Over the
last several decades, the old pedagogical practice of praising students has
been severely disparaged in articles and books, but I must confess to still
being fairly enthusiastic about it. I think my students, as individual persons,
deserve to be praised – all the
time. Certainly their actions
sometimes deserve criticism, but their inner lives – their hearts and souls,
you might say -- always deserve praise. In the most fundamental ways, they are
good people – now, tomorrow, and forever. At every moment of every class, I
could say to each of the students, “so far, so good”, because at that moment,
as far as they’ve come on their life-long journey, they are so good, so
just what they should be at that instant, so perfect for that particular split-second
of time. They may not know how to use semicolons or what the symbolism of a
James Joyce story means or how to always listen carefully when the teacher is
speaking, but for that specific moment of their lives, they are, in their own
special ways, just right. I guess what this suggests is that I don’t believe in
the linear theory of learning and human development.
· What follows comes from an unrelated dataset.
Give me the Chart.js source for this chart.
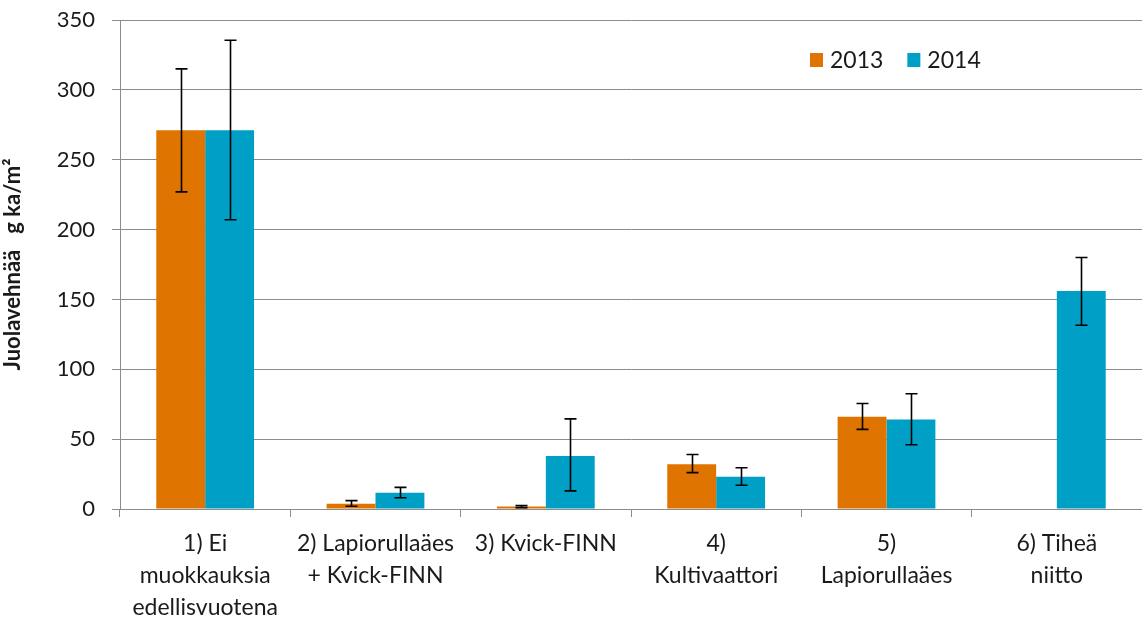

I don’t believe my students
will necessarily be smarter students or better people tomorrow, or next year, or
twenty years from now. Wisdom and graciousness don’t grow gradually along a
straight line. I know teenagers who, in very real ways, are just as gifted and
good as 60-year-olds with advanced degrees. I suppose, when I think of the
young people in my classes, instead of a straight line I think of a circle of
an infinite size, and each student is always at the center. No matter how many
days or years pass, no matter what the students do or how many books they read
or how many courses they take, each of them will always, at each moment, be at
the exact center of the universe – precisely where they should be. They will
always have come so far, and be so good, and deserve so much praise.